Assessment Ratio

The assessment ratio is the percentage of a property’s market value that is used to determine its assessed value for property tax purposes. This ratio is applied to the market value of a property.

What’s an Assessment Ratio?

The assessment ratio is the percentage of a property’s market value that is used to determine its assessed value for property tax purposes. This ratio is applied to the market value of a property to calculate the amount that will be subject to taxation. The assessment ratio can vary depending on the type of property (e.g., residential, commercial, agricultural) and the jurisdiction's regulations.

How is the Assessment Ratio Used? 

The assessment ratio is a crucial factor in determining the property tax a homeowner will pay. Here's how it works:

  1. Determine Market Value: The market value of the property is first established, usually through an appraisal or a comparison with similar properties in the area.
  2. Apply the Assessment Ratio: The assessment ratio is then applied to the market value. This step converts the market value into the assessed value, which is the portion of the property's value that will be taxed.
Assessed Value = Market Value x Assessment Ratio
  1. Calculate Property Taxes: Once the assessed value is determined, the property tax is calculated by multiplying the assessed value by the local tax rate (or millage rate).
Property Taxes = Assessed Value x Tax Rate

For example, if a property has a market value of $300,000 and the assessment ratio is 80%, the assessed value would be $240,000. If the local tax rate is 2%, the annual property tax would be $4,800.

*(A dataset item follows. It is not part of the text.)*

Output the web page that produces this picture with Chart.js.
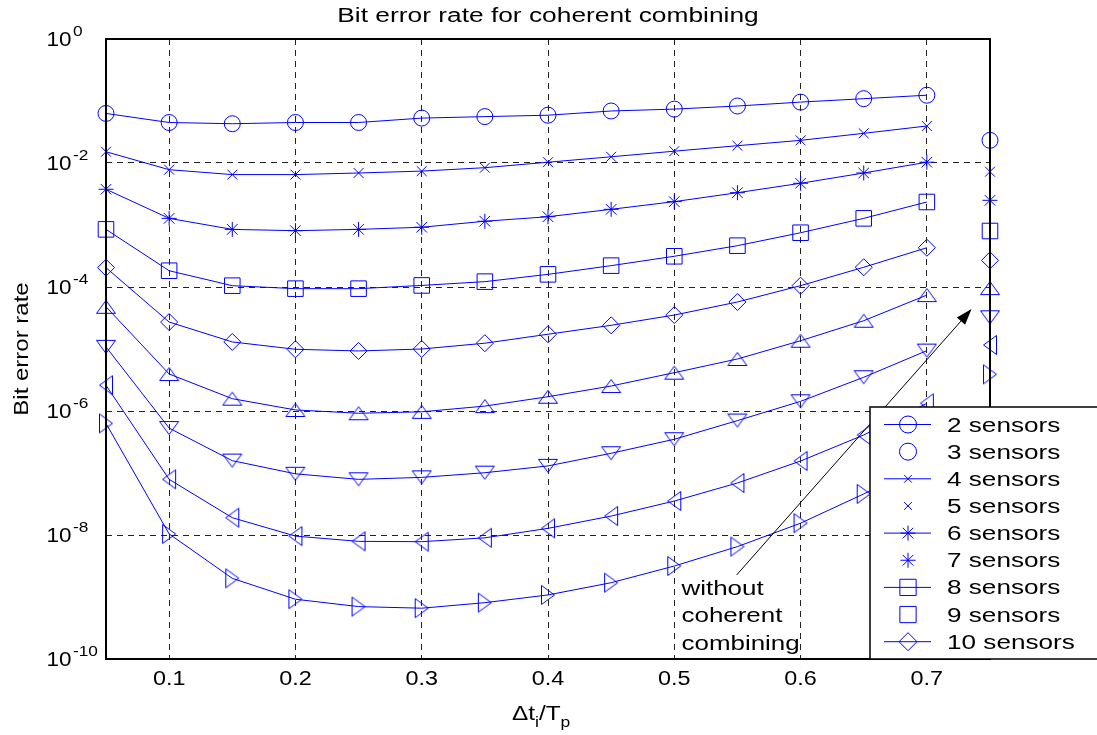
<!DOCTYPE html>
<html>
<head>
<meta charset="utf-8">
<title>Bit error rate for coherent combining</title>
<script src="https://cdn.jsdelivr.net/npm/chart.js@4.4.1/dist/chart.umd.min.js"></script>
<style>
  html, body { margin: 0; padding: 0; background: #fff; }
  canvas { display: block; }
</style>
</head>
<body>
<canvas id="berChart" width="1097" height="735"></canvas>
<script>
// ---------------------------------------------------------------
// Data
// ---------------------------------------------------------------
const xValues = [0.05, 0.10, 0.15, 0.20, 0.25, 0.30, 0.35, 0.40, 0.45, 0.50, 0.55, 0.60, 0.65, 0.70];
const xTicks = [0.1, 0.2, 0.3, 0.4, 0.5, 0.6, 0.7];
const yTickPowers = [0, -2, -4, -6, -8, -10];

const berCircle   = [0.063, 0.045, 0.043, 0.045, 0.045, 0.053, 0.056, 0.059, 0.069, 0.074, 0.083, 0.096, 0.109, 0.124];
const berCross    = [0.0152, 0.0078, 0.0065, 0.0065, 0.0069, 0.0074, 0.0084, 0.0103, 0.0126, 0.0155, 0.019, 0.0232, 0.0301, 0.0395];
const berStar     = [0.00377, 0.00128, 0.00085, 0.00081, 0.00085, 0.00092, 0.00115, 0.00136, 0.00179, 0.00238, 0.00332, 0.00471, 0.0069, 0.0103];
const berSquare   = [8.5e-4, 1.83e-4, 1.05e-4, 9.4e-5, 9.4e-5, 1.06e-4, 1.22e-4, 1.6e-4, 2.21e-4, 3.13e-4, 4.64e-4, 7.5e-4, 1.28e-3, 2.35e-3];
const berDiamond  = [2.05e-4, 2.72e-5, 1.3e-5, 9.9e-6, 9.3e-6, 1.0e-5, 1.24e-5, 1.73e-5, 2.41e-5, 3.53e-5, 5.73e-5, 1.05e-4, 2.08e-4, 4.3e-4];
const berTriUp    = [4.8e-5, 3.95e-6, 1.58e-6, 1.04e-6, 9.2e-7, 9.7e-7, 1.2e-6, 1.7e-6, 2.53e-6, 4.15e-6, 6.9e-6, 1.36e-5, 2.86e-5, 7.4e-5];
const berTriDown  = [1.08e-5, 5.3e-7, 1.58e-7, 9.7e-8, 7.9e-8, 8.5e-8, 1.01e-7, 1.3e-7, 2.08e-7, 3.5e-7, 7.0e-7, 1.43e-6, 3.5e-6, 9.4e-6];
const berTriLeft  = [2.6e-6, 7.9e-8, 1.9e-8, 9.6e-9, 7.9e-9, 7.8e-9, 9.0e-9, 1.28e-8, 2.02e-8, 3.53e-8, 6.9e-8, 1.56e-7, 4.1e-7, 1.33e-6];
const berTriRight = [6.3e-7, 1.04e-8, 2.0e-9, 9.2e-10, 7.0e-10, 6.6e-10, 8.1e-10, 1.08e-9, 1.7e-9, 3.16e-9, 6.5e-9, 1.55e-8, 4.6e-8, 1.5e-7];

// single points "without coherent combining", one per curve, at x = 0.75
const noCombiningX = 0.75;
const noCombiningBer = [0.0232, 0.00724, 0.0025, 0.0008, 2.69e-4, 9.6e-5, 3.24e-5, 1.16e-5, 3.9e-6];

const legendLabels = ["2 sensors", "3 sensors", "4 sensors", "5 sensors", "6 sensors",
                      "7 sensors", "8 sensors", "9 sensors", "10 sensors"];

// ---------------------------------------------------------------
// Styles
// ---------------------------------------------------------------
const BLUE = "#0000ff";
const FONT = '"Liberation Sans", Arial, sans-serif';

// MATLAB style flat triangle, drawn once and rotated for v < >
function makeTriangle() {
  const c = document.createElement("canvas");
  c.width = 22;
  c.height = 16;
  const g = c.getContext("2d");
  g.strokeStyle = BLUE;
  g.lineWidth = 1;
  g.beginPath();
  g.moveTo(11, 1.5);
  g.lineTo(20.5, 14.5);
  g.lineTo(1.5, 14.5);
  g.closePath();
  g.stroke();
  return c;
}
const triangleImg = makeTriangle();

const curveSeries = [berCircle, berCross, berStar, berSquare, berDiamond,
                     berTriUp, berTriDown, berTriLeft, berTriRight];
const curveMarkers = [
  { style: "circle", radius: 8, rotation: 0 },
  { style: "crossRot", radius: 7, rotation: 0 },
  { style: "star", radius: 7.5, rotation: 0 },
  { style: "rect", radius: 11, rotation: 0 },
  { style: "rectRot", radius: 8.5, rotation: 0 },
  { style: triangleImg, radius: 9, rotation: 0 },
  { style: triangleImg, radius: 9, rotation: 180 },
  { style: triangleImg, radius: 9, rotation: 270 },
  { style: triangleImg, radius: 9, rotation: 90 },
];

// legend: MATLAB took the first nine handles (curve, lone point, curve, ...)
const legendMarkers = ["circle", "circle", "crossRot", "crossRot", "star", "star", "rect", "rect", "rectRot"];
const legendRadius = [8.5, 8.5, 5.5, 5.5, 7.5, 7.5, 11.5, 11.5, 9];
const legendHasLine = [true, false, true, false, true, false, true, false, true];

// ---------------------------------------------------------------
// Datasets
// ---------------------------------------------------------------
const datasets = [];
curveSeries.forEach((ser, i) => {
  const m = curveMarkers[i];
  datasets.push({
    data: xValues.map((x, j) => ({ x: x, y: ser[j] })),
    borderColor: BLUE,
    borderWidth: 1,
    tension: 0,
    pointStyle: m.style,
    pointRadius: m.radius,
    pointRotation: m.rotation,
    pointBorderColor: BLUE,
    pointBorderWidth: 1,
    pointBackgroundColor: "rgba(0,0,0,0)",
    clip: false,
  });
});
noCombiningBer.forEach((v, i) => {
  const m = curveMarkers[i];
  datasets.push({
    data: [{ x: noCombiningX, y: v }],
    showLine: false,
    pointStyle: m.style,
    pointRadius: m.radius,
    pointRotation: m.rotation,
    pointBorderColor: BLUE,
    pointBorderWidth: 1,
    pointBackgroundColor: "rgba(0,0,0,0)",
    clip: false,
  });
});

// ---------------------------------------------------------------
// Text helper (the reference glyphs are wide, so stretch horizontally)
// ---------------------------------------------------------------
function stretchText(ctx, str, x, y, size, sx, align) {
  ctx.save();
  ctx.font = size + "px " + FONT;
  ctx.fillStyle = "#000";
  ctx.textAlign = align || "left";
  ctx.textBaseline = "alphabetic";
  ctx.translate(x, y);
  ctx.scale(sx, 1);
  ctx.fillText(str, 0, 0);
  ctx.restore();
}

function marker(ctx, style, radius, x, y) {
  ctx.save();
  ctx.strokeStyle = BLUE;
  ctx.fillStyle = "rgba(0,0,0,0)";
  ctx.lineWidth = 1;
  Chart.helpers.drawPoint(ctx, { pointStyle: style, radius: radius, rotation: 0, borderWidth: 1 }, x, y);
  ctx.restore();
}

// ---------------------------------------------------------------
// Frame, labels, annotation and legend
// ---------------------------------------------------------------
const overlayPlugin = {
  id: "overlay",
  afterDatasetsDraw(chart) {
    const ctx = chart.ctx;
    const a = chart.chartArea;
    const xs = chart.scales.x;
    const ys = chart.scales.y;

    // axes box
    ctx.save();
    ctx.strokeStyle = "#000";
    ctx.lineWidth = 2;
    ctx.strokeRect(a.left, a.top, a.right - a.left, a.bottom - a.top);
    ctx.restore();

    // title
    stretchText(ctx, "Bit error rate for coherent combining", (a.left + a.right) / 2, 22, 19.5, 1.35, "center");

    // x tick labels
    xTicks.forEach((v) => {
      stretchText(ctx, v.toFixed(1), xs.getPixelForValue(v), 685, 19.5, 1.2, "center");
    });

    // y tick labels 10^n
    yTickPowers.forEach((p) => {
      const py = ys.getPixelForValue(Math.pow(10, p));
      stretchText(ctx, "10", 46.5, py + 7, 19.5, 1.15, "left");
      stretchText(ctx, String(p), 73, py - 3.5, 15, 1.15, "left");
    });

    // y axis title
    ctx.save();
    ctx.translate(28, (a.top + a.bottom) / 2);
    ctx.rotate(-Math.PI / 2);
    stretchText(ctx, "Bit error rate", 0, 0, 19.5, 1.23, "center");
    ctx.restore();

    // x axis title: Δt_i / T_p
    let cx = 512;
    const by = 720;
    ctx.save();
    ctx.font = "19.5px " + FONT;
    const wDt = ctx.measureText("\u0394t").width * 1.25;
    const wT = ctx.measureText("/T").width * 1.25;
    ctx.font = "14px " + FONT;
    const wi = ctx.measureText("i").width * 1.25;
    ctx.restore();
    stretchText(ctx, "\u0394t", cx, by, 19.5, 1.25, "left");
    cx += wDt;
    stretchText(ctx, "i", cx, by + 7, 14, 1.25, "left");
    cx += wi;
    stretchText(ctx, "/T", cx, by, 19.5, 1.25, "left");
    cx += wT;
    stretchText(ctx, "p", cx, by + 7, 14, 1.25, "left");

    // annotation: arrow + text
    const tailX = xs.getPixelForValue(0.5494), tailY = ys.getPixelForValue(2.27e-9);
    const tipX = xs.getPixelForValue(0.7354), tipY = ys.getPixelForValue(4.4e-5);
    const ang = Math.atan2(tipY - tailY, tipX - tailX);
    const headLen = 16, headW = 5.5;
    ctx.save();
    ctx.strokeStyle = "#000";
    ctx.fillStyle = "#000";
    ctx.lineWidth = 1;
    ctx.beginPath();
    ctx.moveTo(tailX, tailY);
    ctx.lineTo(tipX - Math.cos(ang) * headLen, tipY - Math.sin(ang) * headLen);
    ctx.stroke();
    ctx.beginPath();
    ctx.moveTo(tipX, tipY);
    ctx.lineTo(tipX - Math.cos(ang) * headLen - Math.sin(ang) * headW,
               tipY - Math.sin(ang) * headLen + Math.cos(ang) * headW);
    ctx.lineTo(tipX - Math.cos(ang) * headLen + Math.sin(ang) * headW,
               tipY - Math.sin(ang) * headLen - Math.cos(ang) * headW);
    ctx.closePath();
    ctx.fill();
    ctx.restore();

    const tx = xs.getPixelForValue(0.5057);
    ["without", "coherent", "combining"].forEach((s, i) => {
      stretchText(ctx, s, tx, 595 + i * 27.3, 19.5, 1.33, "left");
    });

    // legend box (sticks out of the axes, cut by the figure edge)
    const lx = a.right - 120, ly = 407;
    ctx.save();
    ctx.fillStyle = "#fff";
    ctx.fillRect(lx, ly, 300, a.bottom - ly);
    ctx.strokeStyle = "#000";
    ctx.lineWidth = 1.5;
    ctx.strokeRect(lx, ly, 300, a.bottom - ly);
    ctx.restore();

    legendLabels.forEach((lab, i) => {
      const ey = 424.5 + i * 27.15;
      if (legendHasLine[i]) {
        ctx.save();
        ctx.strokeStyle = BLUE;
        ctx.lineWidth = 1;
        ctx.beginPath();
        ctx.moveTo(lx + 14, ey);
        ctx.lineTo(lx + 61, ey);
        ctx.stroke();
        ctx.restore();
      }
      marker(ctx, legendMarkers[i], legendRadius[i], lx + 38, ey);
      stretchText(ctx, lab, lx + 77, ey + 7, 19.5, 1.34, "left");
    });
  },
};

// ---------------------------------------------------------------
// Chart
// ---------------------------------------------------------------
const ctx = document.getElementById("berChart").getContext("2d");
const berChart = new Chart(ctx, {
  type: "line",
  data: { datasets: datasets },
  options: {
    responsive: false,
    animation: false,
    events: [],
    layout: { padding: { left: 106, right: 107, top: 39, bottom: 76 } },
    plugins: {
      legend: { display: false },
      title: { display: false },
      tooltip: { enabled: false },
    },
    scales: {
      x: {
        type: "linear",
        min: 0.05,
        max: 0.75,
        afterBuildTicks: (scale) => {
          scale.ticks = xTicks.map((v) => ({ value: v }));
        },
        ticks: { display: false },
        grid: { color: "#222", lineWidth: 1, drawTicks: false, tickLength: 0 },
        border: { display: false, dash: [6, 5] },
      },
      y: {
        type: "logarithmic",
        min: 1e-10,
        max: 1,
        afterBuildTicks: (scale) => {
          scale.ticks = yTickPowers.map((p) => ({ value: Math.pow(10, p) }));
        },
        ticks: { display: false },
        grid: { color: "#222", lineWidth: 1, drawTicks: false, tickLength: 0 },
        border: { display: false, dash: [6, 5] },
      },
    },
  },
  plugins: [overlayPlugin],
});
</script>
</body>
</html>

Why is the Assessment Ratio Important? 

The assessment ratio is important because it directly impacts the amount of property tax a homeowner will pay. Different jurisdictions may set different assessment ratios, which can lead to significant variations in tax liabilities for similar properties in different areas. Understanding the assessment ratio in your area helps you anticipate your property taxes and budget accordingly.

Example of Assessment Ratio in Action Let’s say you own a commercial property valued at $500,000. In your jurisdiction, the assessment ratio for commercial properties is 90%. Here’s how your assessed value and property taxes would be calculated:

Assessed Value = $500,000 x 0.90 = $450,000
Property Taxes = $450,000 x Tax Rate (e.g., 1.5%) = $6,750 annually

If the assessment ratio for residential properties in the same area is 80%, residential property of the same market value would have an assessed value of $400,000 and thus lower property taxes.

Pros and Cons of Assessment Ratios

Pros:

  • Allows for standardized property tax calculations across different property types.
  • Can be adjusted to reflect local economic conditions or policy goals.
  • Helps ensure that different types of properties are taxed fairly based on their use and value.

Cons:

  • Variations in assessment ratios between jurisdictions can lead to inequities in tax burdens.
  • Changes in the assessment ratio can result in unexpected increases or decreases in property taxes.
  • Homeowners may find it difficult to understand how their tax liability is calculated if the assessment ratio is not clearly explained.

Conclusion The assessment ratio is a key factor in determining how much of your property's value will be subject to taxation. Understanding how it works and how it affects your property taxes is essential for homeowners and property investors alike.